Similarly juice fasting (as much as I love it and know it will be part of my life again) has upped the anti on my perfectionist streak. The more I push myself towards perfection the more I feel like I'm losing my balance and want to binge.


So here's my plan- stop thinking so much about food and just follow an expert's advice. I'm going back to Dr Fuhrman's style of eating (Eat to live/Eat for Health). I know it works, it's healthy and achievable long term so I'm going back to his plan- it's something I don't have to think about and trust.

These are my aims:
* No snacks
* No fruit juice/dried fruit
* No refined foods (white flour/bread/pasta)
* Daily salad
* Daily green veggies
* Eat so much off the good stuff you're not hungry for the bad things!
* Daily healthy dessert (I'm thinking fruit ice creams)
* Sweat daily!
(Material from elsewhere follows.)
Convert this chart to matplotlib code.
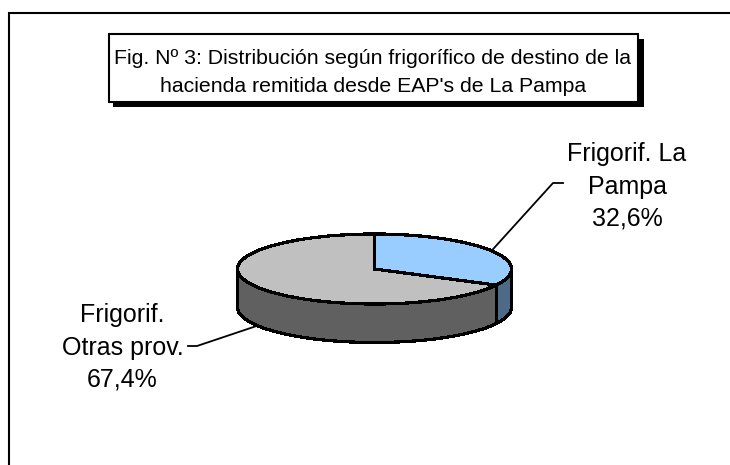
import numpy as np
import matplotlib
matplotlib.use("Agg")
import matplotlib.pyplot as plt
from matplotlib.patches import Rectangle

plt.rcParams['font.family'] = ['Liberation Sans', 'DejaVu Sans']

title_lines = ["Fig. Nº 3: Distribución según frigorífico de destino de la",
               "hacienda remitida desde EAP's de La Pampa"]
labels = ["Frigorif. La\nPampa\n32,6%", "Frigorif.\nOtras prov.\n67,4%"]
shares = [32.6, 67.4]
top_colors = ["#99CCFF", "#C0C0C0"]
wall_colors = ["#4D6A87", "#606060"]

W, H = 730, 465
# pie ellipse in pixels
CX, CY, RX, RY, DEPTH = 374.5, 269.0, 137.0, 35.0, 38.5
EDGE = 1.6


def pie_point(angle, drop=0.0):
    # angle in degrees clockwise from the top of the pie
    a = np.radians(angle)
    return CX + RX * np.sin(a), CY - RY * np.cos(a) + drop


fig = plt.figure(figsize=(W / 100, H / 100), dpi=100, facecolor="white")

# pie axes: unit circle stretched onto the ellipse
pie_ax = fig.add_axes([(CX - RX) / W, 1 - (CY + RY) / H, 2 * RX / W, 2 * RY / H])
pie_ax.pie(shares, colors=top_colors, startangle=90, counterclock=False,
           wedgeprops=dict(edgecolor="black", linewidth=EDGE, zorder=3, antialiased=False))
pie_ax.set_aspect("auto")
pie_ax.set_xlim(-1, 1)
pie_ax.set_ylim(-1, 1)

ax = fig.add_axes([0, 0, 1, 1], zorder=-1)
ax.set_xlim(0, W)
ax.set_ylim(H, 0)
ax.axis("off")

# side walls of the disc, only the front half shows
split = 360 * shares[0] / sum(shares)
wall_ranges = [(split, 90), (split, 270)]
for (a0, a1), col in zip(wall_ranges, wall_colors):
    t = np.linspace(a0, a1, 80)
    x, y = pie_point(t)
    x2, y2 = pie_point(t[::-1], DEPTH)
    ax.fill(np.r_[x, x2], np.r_[y, y2], facecolor=col, edgecolor="black",
            linewidth=EDGE, joinstyle="round", antialiased=False)

over = fig.add_axes([0, 0, 1, 1], zorder=5)
over.set_xlim(0, W)
over.set_ylim(H, 0)
over.axis("off")

# frame, only top and left edges are visible
over.plot([9, 9, W], [H, 13, 13], color="black", lw=1.5, solid_joinstyle="miter")

# title box with drop shadow
over.add_patch(Rectangle((113, 39), 531, 68, facecolor="black", edgecolor="none"))
over.add_patch(Rectangle((109, 34), 529, 68, facecolor="white", edgecolor="black", lw=1.5))
for line, y in zip(title_lines, [59, 86]):
    over.text(373, y, line, ha="center", va="center", fontsize=15.35, color="black")

# labels and leader lines
over.text(627, 186.5, labels[0], ha="center", va="center", fontsize=18, linespacing=1.43)
over.text(122.5, 347.5, labels[1], ha="center", va="center", fontsize=18, linespacing=1.43)
mid0 = split / 2
mid1 = split + (360 - split) / 2
x0, y0 = pie_point(mid0)
x1, y1 = pie_point(mid1, DEPTH)
over.plot([x0, 553, 563], [y0, 183, 183], color="black", lw=1.3)
over.plot([x1, 197, 188], [y1, 346, 346], color="black", lw=1.3)

fig.savefig("out.png", dpi=100, facecolor="white")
Doesn't matter what type or how much, just get some exercise in!
  • 7.5 cups/0.5lbs Raw Vegetables
  • 4.5 cups/0.5lbs Cooked Vegetables
  • 1 cup Starchy Vegetables OR Whole grains
  • 0.5-1 cup Beans/Legumes
  • 4 serves/6 cups Fruit
  • 1 tbsp Flax/Chia Seeds
  • 1/4 cup/1oz Raw Nuts/Seeds
  • Sodium under 1000 mg

If anyone would like to join me I would be thrilled- we could keep track of each other in the comments of my weekly updates and help keep each other on track? if not, I'll share my journey with you anyway because I need the accountability! 

I do have some posts scheduled because I'm focused on on uni at this time of year so don't freak when you see some desserts and non-nutritarian recipes pop up.

I hope you're all well, happy and getting lots of fruit and veg in your diets!